Confiéselo ahora que nadie le mira mientras está leyendo estas líneas: también usted ha sido cómplice (si me apura, hasta protagonista) de una despedida de soltero en algún momento de su vida. Alguna vez se habrá puesto una de esas ridículas camisetas alusivas a la calvicie del novio o las tetas de la novia y se ha embarcado con otros conocidos en una furgoneta alquilada hasta una ciudad ajena. Primero quizás de mala gana y al enésimo cubata totalmente integrado en ese hábitat, habrá entonado con la garganta rota canciones de fraternidad mientras bailaba (aunque usted nunca baila) sobre los altavoces de la única discoteca abierta a las tantas de la mañana. Y habrá aprovechado ese entrañable instante para decir a un amigo/a lobuchoquetequiedoaunqueargunaveshemosdizcutido, hip!.

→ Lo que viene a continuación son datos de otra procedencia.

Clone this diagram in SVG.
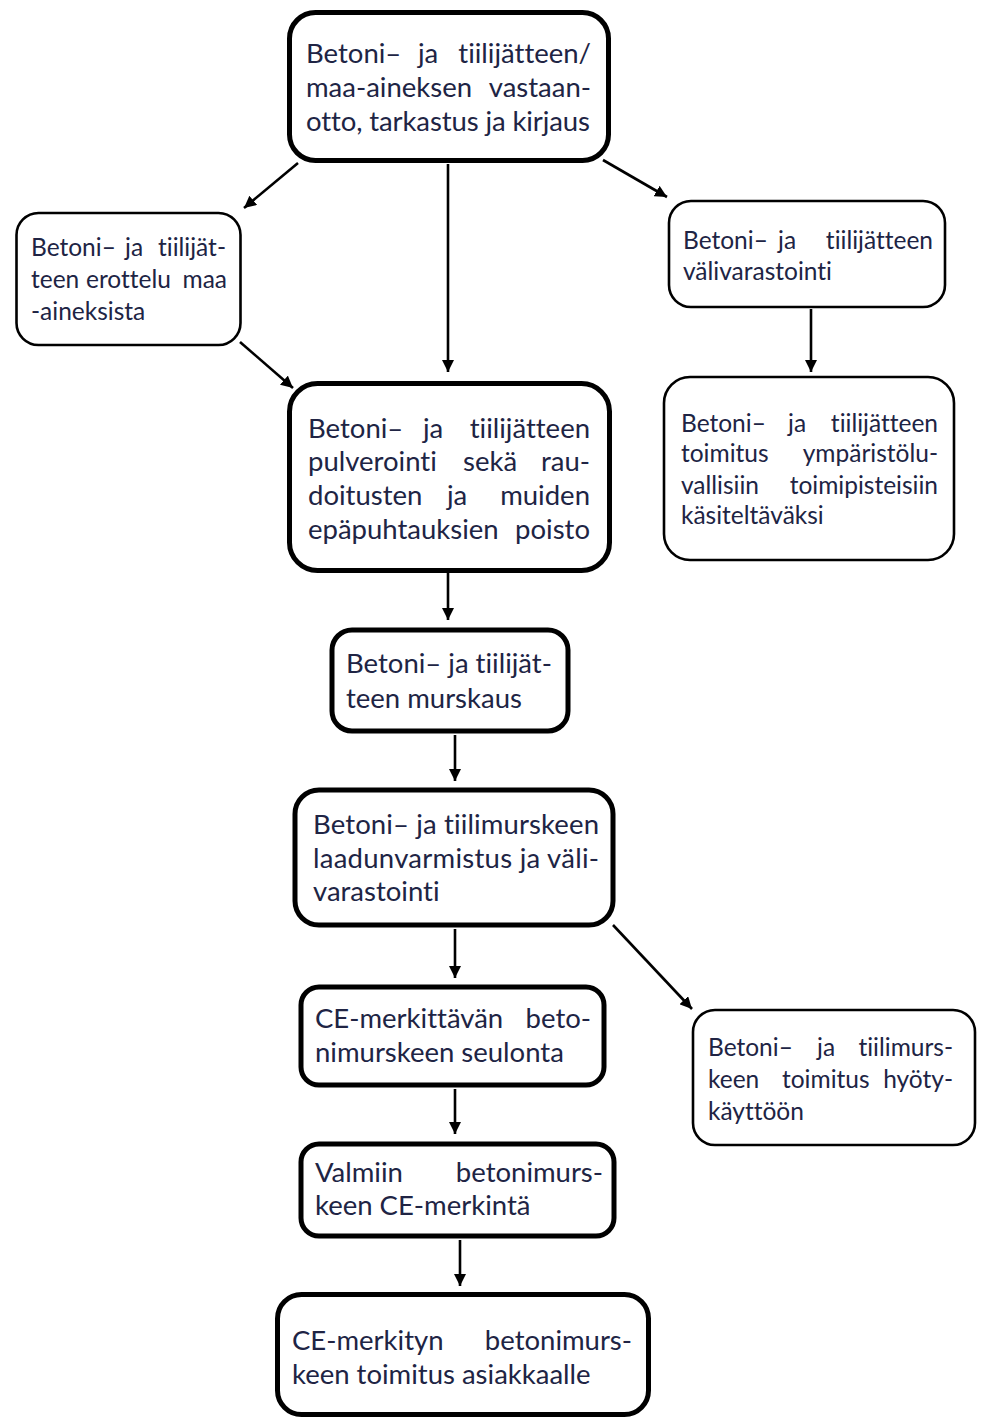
<svg xmlns="http://www.w3.org/2000/svg" width="982" height="1418" viewBox="0 0 982 1418">
<style>
.thick{fill:#fff;stroke:#000;stroke-width:5}
.thin{fill:#fff;stroke:#000;stroke-width:2.6}
.t,.s{font-family:Lato,"Open Sans","Liberation Sans",sans-serif;fill:#202444;font-variant-ligatures:none}
.t{font-size:27.5px}
.s{font-size:24.5px}
.e{text-anchor:end}
.c{stroke:#000;stroke-width:2.6;fill:none;marker-end:url(#ah)}
</style>
<defs>
<marker id="ah" viewBox="0 0 10 10" refX="10" refY="5" markerWidth="12" markerHeight="12" markerUnits="userSpaceOnUse" orient="auto">
<path d="M0,0 L10,5 L0,10 z" fill="#000"/>
</marker>
</defs>
<rect width="982" height="1418" fill="#fff"/>
<g id="connectors">
<line class="c" x1="298" y1="163" x2="244" y2="208"/>
<line class="c" x1="448" y1="164" x2="448" y2="372"/>
<line class="c" x1="603" y1="160" x2="667" y2="197"/>
<line class="c" x1="240" y1="342" x2="293" y2="388"/>
<line class="c" x1="811" y1="309" x2="811" y2="372"/>
<line class="c" x1="448" y1="573" x2="448" y2="620"/>
<line class="c" x1="455" y1="735" x2="455" y2="781"/>
<line class="c" x1="455" y1="929" x2="455" y2="978"/>
<line class="c" x1="613" y1="925" x2="692" y2="1009"/>
<line class="c" x1="455" y1="1089" x2="455" y2="1134"/>
<line class="c" x1="460" y1="1240" x2="460" y2="1286"/>
</g>
<g id="n1">
<rect class="thick" x="289.5" y="12.5" width="319" height="148" rx="26"/>
<text class="t" y="63"><tspan x="306">Betoni–</tspan><tspan x="418">ja</tspan></text>
<text class="t e" x="591" y="63">tiilijätteen/</text>
<text class="t" x="306" y="97">maa-aineksen</text>
<text class="t e" x="591" y="97">vastaan-</text>
<text class="t" x="306" y="131" textLength="284" lengthAdjust="spacing">otto, tarkastus ja kirjaus</text>
</g>
<g id="n2">
<rect class="thin" x="16.5" y="213" width="224" height="132" rx="22"/>
<text class="s" y="256"><tspan x="31">Betoni–</tspan><tspan x="125">ja</tspan></text>
<text class="s e" x="226" y="256">tiilijät-</text>
<text class="s" y="288"><tspan x="31">teen</tspan><tspan x="86">erottelu</tspan></text>
<text class="s e" x="227" y="288">maa</text>
<text class="s" x="31" y="320">-aineksista</text>
</g>
<g id="n3">
<rect class="thin" x="669" y="201" width="276" height="106" rx="22"/>
<text class="s" y="249"><tspan x="683">Betoni–</tspan><tspan x="778">ja</tspan></text>
<text class="s e" x="933" y="249">tiilijätteen</text>
<text class="s" x="683" y="280">välivarastointi</text>
</g>
<g id="n4">
<rect class="thin" x="664" y="377" width="290" height="183" rx="26"/>
<text class="s" y="432"><tspan x="681">Betoni–</tspan><tspan x="788">ja</tspan></text>
<text class="s e" x="938" y="432">tiilijätteen</text>
<text class="s" x="681" y="462">toimitus</text>
<text class="s e" x="938" y="462">ympäristölu-</text>
<text class="s" x="681" y="494">vallisiin</text>
<text class="s e" x="938" y="494">toimipisteisiin</text>
<text class="s" x="681" y="524">käsiteltäväksi</text>
</g>
<g id="n5">
<rect class="thick" x="289.5" y="383.5" width="320" height="187" rx="28"/>
<text class="t" y="438"><tspan x="308">Betoni–</tspan><tspan x="423">ja</tspan></text>
<text class="t e" x="590" y="438">tiilijätteen</text>
<text class="t" y="471"><tspan x="308">pulverointi</tspan><tspan x="463">sekä</tspan></text>
<text class="t e" x="590" y="471">rau-</text>
<text class="t" y="505"><tspan x="308">doitusten</tspan><tspan x="447">ja</tspan></text>
<text class="t e" x="590" y="505">muiden</text>
<text class="t" x="308" y="539">epäpuhtauksien</text>
<text class="t e" x="590" y="539">poisto</text>
</g>
<g id="n6">
<rect class="thick" x="332" y="630" width="236" height="101" rx="20"/>
<text class="t" x="346" y="673">Betoni– ja tiilijät-</text>
<text class="t" x="346" y="708">teen murskaus</text>
</g>
<g id="n7">
<rect class="thick" x="295" y="790" width="318" height="135" rx="24"/>
<text class="t" x="313" y="834" textLength="286" lengthAdjust="spacing">Betoni– ja tiilimurskeen</text>
<text class="t" x="313" y="868" textLength="286" lengthAdjust="spacing">laadunvarmistus ja väli-</text>
<text class="t" x="313" y="901">varastointi</text>
</g>
<g id="n8">
<rect class="thick" x="301" y="987" width="303" height="98" rx="18"/>
<text class="t" x="315" y="1028">CE-merkittävän</text>
<text class="t e" x="591" y="1028">beto-</text>
<text class="t" x="315" y="1062">nimurskeen seulonta</text>
</g>
<g id="n9">
<rect class="thin" x="693" y="1010" width="282" height="135" rx="22"/>
<text class="s" y="1056"><tspan x="708">Betoni–</tspan><tspan x="817">ja</tspan></text>
<text class="s e" x="953" y="1056">tiilimurs-</text>
<text class="s" y="1088"><tspan x="708">keen</tspan><tspan x="782">toimitus</tspan></text>
<text class="s e" x="953" y="1088">hyöty-</text>
<text class="s" x="708" y="1120">käyttöön</text>
</g>
<g id="n10">
<rect class="thick" x="301" y="1144" width="313" height="92" rx="18"/>
<text class="t" x="315" y="1182">Valmiin</text>
<text class="t e" x="603" y="1182">betonimurs-</text>
<text class="t" x="315" y="1215">keen CE-merkintä</text>
</g>
<g id="n11">
<rect class="thick" x="277.5" y="1294.5" width="371" height="120" rx="24"/>
<text class="t" x="292" y="1350">CE-merkityn</text>
<text class="t e" x="632" y="1350">betonimurs-</text>
<text class="t" x="292" y="1384">keen toimitus asiakkaalle</text>
</g>
</svg>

Ahora que es un hombre hecho y derecho, una vez que se ha convertido en una responsable madre de familia, las cuadrillas que continúan con esa tradición tan cutre le parecen un puñado de apestados sin gracia. Y como no se emborrachan como hizo usted en una ciudad lejana sino que pasan a voz en grito por debajo de su casa, le parecen algo execrable como si Logroño fuese el único lugar del planeta donde aterrizan las despedidas de soltero.
Aunque dejen miles de euros aquí habría que prohibir las despedidas, sí. Y también las fiestas salvajes de los quintos; y que los forofos destrocen el mobiliario cuando su equipo gana; y que los chavales votimen su botellón por las aceras. Y sí, también hay que poner más agentes en la calle Laurel. Pero no Policía Local, sino una policía del buen gusto que informe de lo rancias y trasnochadas que son esas celebraciones.